Arcelor needs to convince investors for Severstal
BRUSSELS/PARIS, May 29: Steel group Arcelor has to convince investors why it made a 13 billion-euro (.59 billion) deal with Russia's Severstal instead of talking to suitor Mittal Steel, analysts and shareholders said on Monday.
On Friday, Arcelor agreed to buy Severstal to create the world's biggest steelmaker.
Colette Neuville, president of French small shareholders lobby ADAM, which represents about 5 percent of Arcelor holders, said on Monday she was writing to Arcelor Chairman Joseph Kinsch and the Luxembourg regulator in order to get procedural clarification.
She said either Severstal makes an offer for all Arcelor shares or the two companies start a proper merger procedure with an independent valuation of assets and a shareholders meeting to vote on the deal.
Arcelor shares rose 1.65 percent to 32.10 euros on Monday morning, recouping part of Friday's loss, and Mittal's raised cash and share offer currently values it at 36.47 euros.
Analysts said the Severstal deal had its merits but was not necessarily better than Mittal's offer.
''Although we are refraining at this stage from saying whether this alternative project is more attractive than Mittal's or not, it would nevertheless be more appealing in the mid-term for current shareholders than a standalone Arcelor,'' said Oddo Securities analyst Harold de Decker.
At Exane BNP Paribas, analyst Sylvain Brunet said he needed more details from management on the Severstal deal on how they were going to keep control, and on whether they would study Mittal's bid at all.
''Although the proposed merger contains industrial logic, we believe shareholders will question the large ownership transferred to Severstal, the risk of change of control and the negative vote procedure,'' he said in a note on Monday.
''While involving Severstal is a smart negotiating tactic, it looks risky, given unwinding clauses in place,'' Brunet said.
MOST PROFITABLE
Arcelor, now the second-largest steelmaker behind Mittal in volume, said on Friday that the enlarged group would be the industry's most profitable, with 40 percent of its core earnings in the lucrative Brazilian and Russian markets.
The deal is expected to be put to Arcelor shareholders at a meeting provisionally on June 28. In order to reject the deal, a majority of all shareholders would have to vote against it.
Reuters reported on Friday that some Arcelor shareholders were trying to rally support to call an extraordinary general meeting to change the voting requirements for approval of the merger with Severstal.
Mittal said Goldman Sachs, the U.S. investment bank that has arranged loans for Mittal, was actively coordinating Arcelor shareholders to object to the deal and was confident of getting more than the 20 percent support required for the meeting.
A Mittal Steel spokesman said: ''We fully support this initiative.
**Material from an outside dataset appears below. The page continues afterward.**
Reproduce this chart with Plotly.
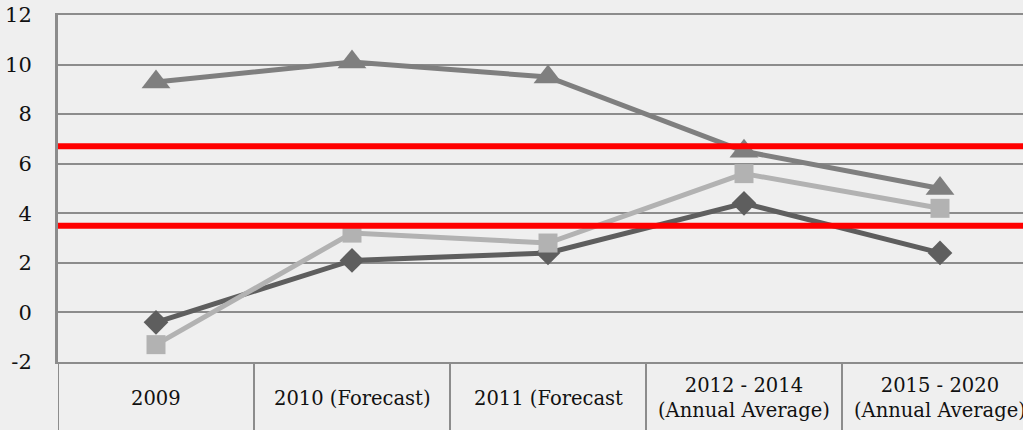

Many Arcelor shareholders have serious reservations about the Severstal deal and would like a proper vote on it, rather than the sham 'veto vote' currently proposed.'' RUSSIAN RICHES Severstal Chairman Alexei Mordashov, who owns 89.6 percent of the Russian group, is to provide 11.73 billion euros worth of assets and 1.25 billion euros in cash for new Arcelor shares issued at 44 euros each, for a stake in the new Arcelor of 32 percent. After a planned share buyback his stake may rise.
Interfax news agency quoted Mordashov as saying on Saturday he wanted a 45 percent stake in Arcelor, but regulatory authorities and the interests of other shareholders prevented him from doing so.
''We have the legal and technical means to carry out further mergers and takeovers. This could mean buying companies or merging with companies, if it's in the interest of shareholders,'' Severstal owner Alexei Mordashov told reporters.
''We are creating a strong, effective company capable of giving value to its shareholders everywhere in the world. Of course we have real plans to grow,'' Mordashov said.